I took that narrow stairway to get there, which made me feel clever and sneaky.

At the top of the hill, there's this: (forgive us if you can, this is San Francisco, now).

And then, of course, you turn


and look out.

Wednesday, January 19, 2011

oh scone, oh scone

Let me tell you about this scone. 

Actually, to begin my life with the beginning of my life, let me tell you about my relationship with scones. I definitely ate scones growing up. Those dry, crumbly triangular things you can find at most cafes. They didn't tend to taste like much and they usually had cranberries in them. The first time I had a life-changing scone experience (understatement is for other people) was in Kraków, Poland. I was at a little potluck party, and a Scottish fellow brought scones he'd made and, significantly, clotted cream. Spare a moment, if you can, to pity the poor me who, until the wise age of twenty-three, had never known the joys of clotted cream. What is this? I remember asking. And then eating. A lot. From that day forward, I had a different idea about scones. The scones, as I recall, were less dry, less tired-seeming than the scones to which I'd been accustomed. But it was the addition of clotted cream that did me in.

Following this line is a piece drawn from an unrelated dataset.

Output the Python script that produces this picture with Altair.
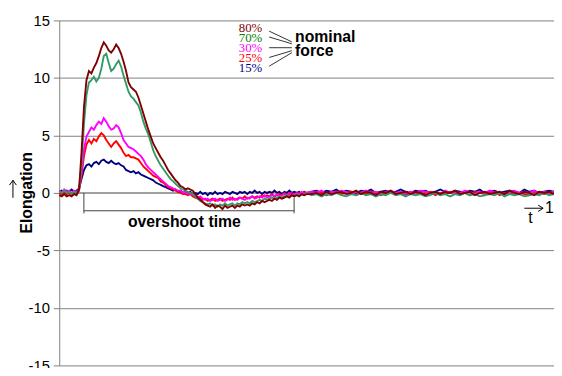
import altair as alt
import pandas as pd

# ---- time grid (fraction of the cycle) ----
TIME = [round(i * 0.005, 3) for i in range(101)] + [round(0.5 + 0.01 * k, 2) for k in range(1, 51)]

# ---- elongation series ----
M80 = [
    -0.2, -0.3, -0.1, -0.3, -0.2, -0.3, -0.1, -0.2,
    0.3, 3.5, 7.5, 9.8, 10.6, 10.4, 10.9, 11.3, 11.9, 12.6,
    13.1, 12.8, 12.4, 12.2, 12.5, 12.9, 12.6, 12.1, 11.4, 10.6,
    9.6, 9.2, 9.0, 8.8, 8.3, 7.6, 6.9, 6.2, 5.5, 4.9,
    4.3, 3.9, 3.5, 3.1, 2.8, 2.4, 2.0, 1.7, 1.4, 1.1,
    0.9, 0.6, 0.5, 0.3, 0.4, 0.3, 0.2, -0.1, -0.4, -0.6,
    -0.8, -1.0, -1.1, -1.2, -1.0, -1.3, -1.1, -1.2, -1.4, -1.1,
    -1.3, -1.2, -1.1, -1.3, -1.1, -1.2, -1.0, -1.1, -1.0, -1.1,
    -0.9, -1.0, -0.8, -0.9, -0.7, -0.8, -0.7, -0.6, -0.7, -0.5,
    -0.6, -0.4, -0.5, -0.4, -0.3, -0.4, -0.2, -0.3, -0.2, -0.3,
    -0.1, -0.2, -0.1,
    -0.1, 0.0, -0.2, 0.1, -0.1, 0.0, 0.1, -0.1, 0.0, 0.2,
    -0.1, 0.1, 0.0, -0.2, 0.1, 0.0, 0.2, -0.1, 0.0, 0.1,
    -0.1, 0.1, 0.0, -0.2, 0.0, 0.1, -0.1, 0.1, 0.0, 0.2,
    -0.1, 0.0, 0.1, -0.2, 0.0, 0.1, -0.1, 0.0, 0.1, -0.1,
    0.2, 0.0, -0.1, 0.1, 0.0, -0.2, 0.1, 0.0, 0.1, -0.1,
]
G70 = [
    0.1, 0.0, 0.2, 0.0, 0.1, -0.1, 0.1, 0.0,
    0.2, 2.5, 6.0, 8.5, 9.6, 9.8, 10.1, 9.7, 10.0, 10.8,
    11.9, 12.1, 11.3, 10.6, 10.8, 11.2, 11.5, 11.0, 10.2, 9.5,
    8.8, 8.4, 8.2, 7.9, 7.6, 7.0, 6.2, 5.6, 5.1, 4.4,
    3.7, 3.2, 2.8, 2.4, 2.1, 1.8, 1.5, 1.2, 1.0, 0.8,
    0.6, 0.4, 0.3, 0.2, 0.1, 0.0, -0.1, -0.3, -0.5, -0.7,
    -0.8, -0.9, -1.0, -0.9, -1.1, -1.0, -1.2, -1.0, -1.1, -0.9,
    -1.1, -1.0, -0.9, -1.1, -0.9, -1.0, -0.8, -0.9, -0.8, -0.9,
    -0.7, -0.8, -0.7, -0.6, -0.7, -0.5, -0.6, -0.5, -0.4, -0.5,
    -0.4, -0.3, -0.4, -0.3, -0.2, -0.3, -0.2, -0.3, -0.1, -0.2,
    -0.1, -0.2, 0.0,
    -0.2, -0.1, -0.3, -0.1, -0.2, 0.0, -0.2, -0.3, -0.1, -0.2,
    0.0, -0.2, -0.1, -0.3, -0.1, -0.2, 0.0, -0.2, -0.1, -0.3,
    -0.1, -0.2, -0.1, -0.3, -0.2, 0.0, -0.2, -0.1, -0.3, -0.1,
    -0.2, 0.0, -0.2, -0.1, -0.3, -0.2, -0.1, -0.2, 0.0, -0.3,
    -0.1, -0.2, -0.1, -0.3, -0.2, -0.1, -0.2, 0.0, -0.2, -0.1,
]
P30 = [
    0.2, 0.0, 0.3, 0.1, 0.2, 0.0, 0.2, 0.1,
    0.3, 1.8, 3.8, 4.9, 5.3, 5.7, 5.5, 5.9, 6.2, 6.0,
    6.5, 6.2, 5.8, 5.5, 5.6, 5.9, 5.7, 5.2, 4.6, 4.3,
    4.0, 3.9, 3.8, 3.6, 3.4, 3.2, 2.9, 2.5, 2.2, 2.0,
    1.8, 1.6, 1.4, 1.2, 1.0, 0.8, 0.6, 0.5, 0.4, 0.3,
    0.2, 0.2, 0.0, 0.1, -0.1, 0.0, -0.2, -0.2, -0.4, -0.3,
    -0.5, -0.6, -0.5, -0.7, -0.6, -0.5, -0.7, -0.6, -0.5, -0.7,
    -0.6, -0.4, -0.6, -0.5, -0.6, -0.4, -0.5, -0.6, -0.4, -0.5,
    -0.3, -0.5, -0.4, -0.3, -0.4, -0.2, -0.4, -0.3, -0.2, -0.3,
    -0.1, -0.3, -0.2, -0.1, -0.2, 0.0, -0.2, -0.1, 0.0, -0.1,
    0.1, -0.1, 0.0,
    0.1, 0.0, 0.2, -0.1, 0.1, 0.0, 0.2, 0.1, -0.1, 0.1,
    0.0, 0.2, 0.0, 0.1, -0.1, 0.1, 0.2, 0.0, 0.1, -0.1,
    0.1, 0.0, 0.2, 0.1, 0.0, 0.1, -0.1, 0.2, 0.0, 0.1,
    0.0, 0.2, 0.1, -0.1, 0.1, 0.0, 0.2, 0.0, 0.1, -0.1,
    0.1, 0.2, 0.0, 0.1, 0.0, 0.2, -0.1, 0.1, 0.0, 0.1,
]
R25 = [
    0.0, -0.2, 0.1, -0.1, 0.0, -0.2, 0.0, -0.1,
    0.2, 1.5, 3.2, 4.2, 4.6, 4.3, 4.7, 4.5, 4.9, 5.2,
    5.0, 4.6, 4.3, 4.0, 4.3, 4.5, 4.2, 3.9, 3.5, 3.2,
    3.3, 3.1, 3.1, 3.0, 2.9, 2.6, 2.3, 2.1, 1.9, 1.7,
    1.5, 1.4, 1.3, 1.0, 0.9, 0.7, 0.5, 0.4, 0.3, 0.2,
    0.1, 0.0, -0.1, -0.1, -0.2, -0.1, -0.3, -0.4, -0.5, -0.4,
    -0.6, -0.5, -0.7, -0.6, -0.5, -0.7, -0.6, -0.5, -0.7, -0.6,
    -0.5, -0.6, -0.4, -0.6, -0.5, -0.4, -0.5, -0.3, -0.5, -0.4,
    -0.3, -0.4, -0.3, -0.4, -0.2, -0.3, -0.2, -0.3, -0.1, -0.3,
    -0.2, -0.1, -0.2, 0.0, -0.2, -0.1, 0.0, -0.2, -0.1, 0.0,
    -0.1, 0.1, -0.1,
    -0.1, 0.1, 0.0, -0.2, 0.0, 0.1, -0.1, 0.0, 0.1, -0.2,
    0.0, -0.1, 0.1, 0.0, -0.2, 0.0, 0.1, -0.1, 0.0, -0.2,
    0.1, 0.0, -0.1, 0.0, 0.1, -0.2, 0.0, -0.1, 0.1, 0.0,
    -0.1, 0.0, -0.2, 0.1, 0.0, -0.1, 0.0, 0.1, -0.2, 0.0,
    -0.1, 0.1, 0.0, -0.1, -0.2, 0.0, 0.1, -0.1, 0.0, -0.1,
]
B15 = [
    0.1, 0.2, 0.0, 0.2, 0.1, 0.3, 0.1, 0.2,
    0.4, 1.2, 2.0, 2.4, 2.5, 2.3, 2.6, 2.7, 2.5, 2.8,
    2.9, 2.7, 2.6, 2.8, 2.6, 2.5, 2.6, 2.4, 2.3, 2.0,
    1.9, 1.8, 1.9, 1.7, 1.8, 1.6, 1.5, 1.4, 1.3, 1.2,
    1.1, 0.9, 0.8, 0.7, 0.6, 0.5, 0.4, 0.3, 0.2, 0.3,
    0.1, 0.2, 0.0, 0.1, 0.0, 0.1, -0.1, 0.0, -0.1, 0.1,
    -0.1, 0.0, -0.2, 0.0, -0.1, 0.1, -0.1, 0.0, -0.1, 0.1,
    0.0, -0.1, 0.1, 0.0, -0.1, 0.1, 0.0, 0.1, -0.1, 0.1,
    0.0, 0.2, 0.0, 0.1, -0.1, 0.1, 0.0, 0.1, 0.0, 0.2,
    0.0, 0.1, -0.1, 0.1, 0.0, 0.2, 0.0, 0.1, 0.0, 0.1,
    -0.1, 0.1, 0.0,
    0.1, 0.2, 0.0, 0.2, 0.1, 0.3, 0.0, 0.2, 0.1, 0.0,
    0.2, 0.1, 0.3, 0.0, 0.1, 0.2, 0.0, 0.1, 0.3, 0.1,
    0.0, 0.2, 0.1, 0.2, 0.0, 0.1, 0.3, 0.1, 0.0, 0.2,
    0.1, 0.0, 0.2, 0.1, 0.3, 0.0, 0.1, 0.2, 0.0, 0.1,
    0.2, 0.1, 0.0, 0.3, 0.1, 0.2, 0.0, 0.1, 0.2, 0.1,
]

LABELS = ["15%", "25%", "30%", "70%", "80%"]
LINE_COLORS = ["#000080", "#ff0000", "#ff00ff", "#339966", "#800000"]
TEXT_COLORS = ["#000080", "#ff0000", "#ff00ff", "#008000", "#800000"]
Y_TICKS = [-15, -10, -5, 0, 5, 10, 15]

# legend block (data coordinates)
LEG_T = 0.3865
LEG_V = [10.51, 11.37, 12.25, 13.11, 13.98]   # baselines for 15%,25%,30%,70%,80%
FAN_T = [0.4243, 0.4701]
FAN_V1 = [11.02, 11.78, 12.63, 13.56, 14.07]
FAN_V2 = [12.20, 12.37, 12.63, 12.97, 13.14]

SANS = "Liberation Sans"
SERIF = "Liberation Serif"

xs = alt.Scale(domain=[0, 1], nice=False, zero=False)
ys = alt.Scale(domain=[-15, 15], nice=False, zero=False)
yaxis = alt.Axis(values=Y_TICKS, grid=True, gridColor="#808080", gridWidth=1,
                 domainColor="#808080", tickColor="#808080", tickSize=6,
                 labelFont=SANS, labelFontSize=15, labelColor="#000000",
                 labelPadding=4, labelOverlap=False, title=None,
                 labelExpr="'' + datum.value")


def X(f):
    return alt.X(f, type="quantitative", scale=xs, axis=None)


def Y(f):
    return alt.Y(f, type="quantitative", scale=ys, axis=yaxis)


layers = []

# zero axis line
zero_df = pd.DataFrame({"v": [0.0]})
layers.append(alt.Chart(zero_df).mark_rule(color="#a0a0a0", strokeWidth=2).encode(y=Y("v")))

# series
series_vals = [B15, R25, P30, G70, M80]
for lab, vals, col in zip(LABELS, series_vals, LINE_COLORS):
    df = pd.DataFrame({"t": TIME, "v": vals})
    layers.append(
        alt.Chart(df).mark_line(color=col, strokeWidth=1.9).encode(x=X("t"), y=Y("v"))
    )

# overshoot bracket
br = pd.DataFrame({
    "x1": [0.0498, 0.0498, 0.4747],
    "x2": [0.4747, 0.0498, 0.4747],
    "y1": [-1.55, 0.0, -0.42],
    "y2": [-1.55, -1.78, -1.78],
})
layers.append(alt.Chart(br).mark_rule(color="#404040", strokeWidth=1).encode(
    x=X("x1"), x2="x2", y=Y("y1"), y2="y2"))

txt = pd.DataFrame({"t": [0.253], "v": [-2.97], "s": ["overshoot time"]})
layers.append(alt.Chart(txt).mark_text(font=SANS, fontSize=16, fontWeight="bold",
                                       align="center", baseline="alphabetic", color="#000000")
              .encode(x=X("t"), y=Y("v"), text="s:N"))

# legend percentages
leg = pd.DataFrame({"t": [LEG_T] * 5, "v": LEG_V, "s": LABELS, "c": TEXT_COLORS})
layers.append(alt.Chart(leg).mark_text(font=SERIF, fontSize=13, align="center",
                                       baseline="alphabetic")
              .encode(x=X("t"), y=Y("v"), text="s:N",
                      color=alt.Color("c:N", scale=None, legend=None)))

# fan lines
fan = pd.DataFrame({"x1": [FAN_T[0]] * 5, "x2": [FAN_T[1]] * 5, "y1": FAN_V1, "y2": FAN_V2})
layers.append(alt.Chart(fan).mark_rule(color="#333333", strokeWidth=1).encode(
    x=X("x1"), x2="x2", y=Y("y1"), y2="y2"))

nf = pd.DataFrame({"t": [0.4767, 0.4767], "v": [13.14, 11.9], "s": ["nominal", "force"]})
layers.append(alt.Chart(nf).mark_text(font=SANS, fontSize=16, fontWeight="bold",
                                      align="left", baseline="alphabetic", color="#000000")
              .encode(x=X("t"), y=Y("v"), text="s:N"))

# time arrow, "t" and "1"
arr = pd.DataFrame({
    "x1": [0.940, 0.968, 0.968],
    "x2": [0.978, 0.978, 0.978],
    "y1": [-1.33, -1.06, -1.61],
    "y2": [-1.33, -1.33, -1.33],
})
layers.append(alt.Chart(arr).mark_rule(color="#000000", strokeWidth=1).encode(
    x=X("x1"), x2="x2", y=Y("y1"), y2="y2"))
tt = pd.DataFrame({"t": [0.956, 0.990], "v": [-2.63, -1.78], "s": ["t", "1"]})
layers.append(alt.Chart(tt).mark_text(font=SANS, fontSize=16, align="left",
                                      baseline="alphabetic", color="#000000", dx=-4)
              .encode(x=X("t"), y=Y("v"), text="s:N"))

# y-axis title with arrow
ya = pd.DataFrame({
    "x1": [-0.0936, -0.1006, -0.0867],
    "x2": [-0.0936, -0.0936, -0.0936],
    "y1": [-0.42, 0.68, 0.68],
    "y2": [1.10, 1.10, 1.10],
})
layers.append(alt.Chart(ya).mark_rule(color="#000000", strokeWidth=1).encode(
    x=X("x1"), x2="x2", y=Y("y1"), y2="y2"))
yt = pd.DataFrame({"t": [-0.0657], "v": [0.0], "s": ["Elongation"]})
layers.append(alt.Chart(yt).mark_text(font=SANS, fontSize=16, fontWeight="bold", angle=270,
                                      align="center", baseline="middle", color="#000000")
              .encode(x=X("t"), y=Y("v"), text="s:N"))

chart = alt.layer(*layers).properties(
    width=502, height=350,
    padding={"left": 52, "top": 10, "right": 0, "bottom": 0},
    autosize=alt.AutoSizeParams(type="none"),
    background="#ffffff",
).configure_view(strokeWidth=0)

chart.save("out.html", embed_options={"renderer": "svg", "actions": False})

Picture me now, cozy in San Francisco, coming home from a late Saturday morning run to find two trays of scones being pulled from the oven. My housemate Tim has recently taken up baking (as if he needed to be more charming), much to everyone's delight. So there they were, these scones. Tim made them from the Cheeseboard cookbook. They have lots of things in them, including blueberries, buttermilk, and heavy cream. And pure joy. These are the best scones I have ever had. In my life. I don't know how to tell you this. They were so good, I not only didn't want clotted cream, I didn't add butter. I can think of no higher praise.

Sunday, January 2, 2011

representing it visually

At a recent party at my house, I overheard two people, who hadn't known one another previously, begin an animated conversation over their shared enthusiasm for carpentry and table-making. There were so many people who didn't know each other. I am always wanting to introduce people and particularly those with overlapping areas of interest. I began a kind of Venn diagram on the chalk board in my kitchen of people and the things they liked, experiences they'd had, qualities they possessed. Then I let everyone else take it over. (pictured here) 

I would not describe this as a functional image, necessarily. No doubt there are far more elegant and scannable ways of displaying the same content visually. But it was a lot of fun to make and to puzzle out later. I've dubbed it a disinformation graphic, which is amusing but not quite apt. Perhaps a hermeneutic circle of a party? I'll accept suggestions.